A Coast Guard Lieutenant accused of gathering an arsenal of weapons and plotting to attack Supreme Court justices, prominent Democrats and TV journalists entered a guilty plea to weapons and drug charges on Thursday.
Christopher Hasson, 50, pleaded guilty to four criminal charges brought by federal prosecutors who described Hasson as a self-described white nationalist, according to the Associated Press. While prosecutors did also describe Hasson as a domestic terrorist intent on carrying out a mass shooting, they did not file any terrorism-related charges.
Hasson was a former Marine and reportedly worked at Coast Guard headquarters in Washington D.C. He has remained on active duty throughout his trial.
Hasson, who was arrested in February, is reportedly set for a Jan. 31 sentencing date. With his plea, Hasson faces up to 31 years in prison.
Two of the charges Hasson plead to were related included possession of an unregistered and unserialized firearm suppressor. He was also charged for the illicit possession of the opioid painkiller, tramadol, and unlawful possession of a firearm by an addict of a controlled substance.
Hasson initially denied the charges after he was arrested in February at his home in Silver Springs, Maryland, Reuters reported.
Authorities also said they seized 15 firearms and more than 1,000 rounds of ammunition from his home.
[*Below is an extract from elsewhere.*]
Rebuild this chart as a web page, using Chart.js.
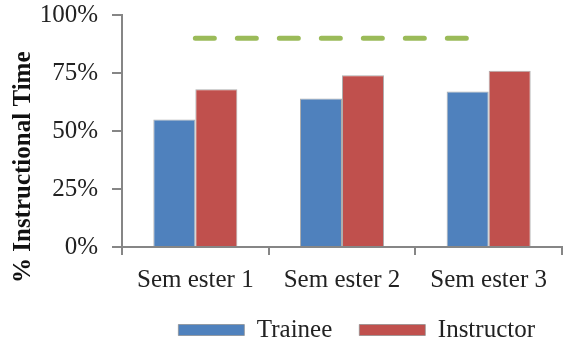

Hasson reportedly had a list of targets, including House Speaker Nancy Pelosi, Democratic freshman Rep. Alexandria Ocasio-Cortez, Sen. Richard Blumenthal, and former chairman of Hillary Clinton’s presidential campaign, John Podesta.
The Associated Press reported Senate Democratic Leader Chuck Schumer was also on a spreadsheet list, as were Democratic presidential candidates Elizabeth Warren, Cory Booker, and Kamala Harris. Hasson also reportedly looked at MSNBC’s Chris Hayes and Joe Scarborough and CNN’s Chris Cuomo and Van Jones as potential targets.
Hasson also reportedly targeted two Supreme Court justices and two social media company executives. Hasson’s online search records indicated he searched their home addresses in March 2018, within minutes of searching firearm sales websites, according to prosecutors.
Prosecutors also said Hasson studied sniper training and instructions for homemade bombs and mortars. He even used reportedly used his government computer to research Adolf Hitler and Nazis.
Prosecutors said Hasson took inspiration from Anders Behring Breivik, a Norwegian right-wing extremist who carried out a bombing and shooting attack that killed 77 people in 2011.
Hasson’s federal public defender Liz Oyer said he “was not plotting a terrorist attack or any of the abhorrent acts that the prosecution has repeatedly speculated about but never actually charged.”
Oyer said prosecutors were trying to characterize Hasson for “private thoughts” he never shared publicly. Last week, she asked the judge in the trial to bar trial evidence of Hasson’s white nationalist views and “plans or preparations he allegedly made to commit an act of violence or terrorism.”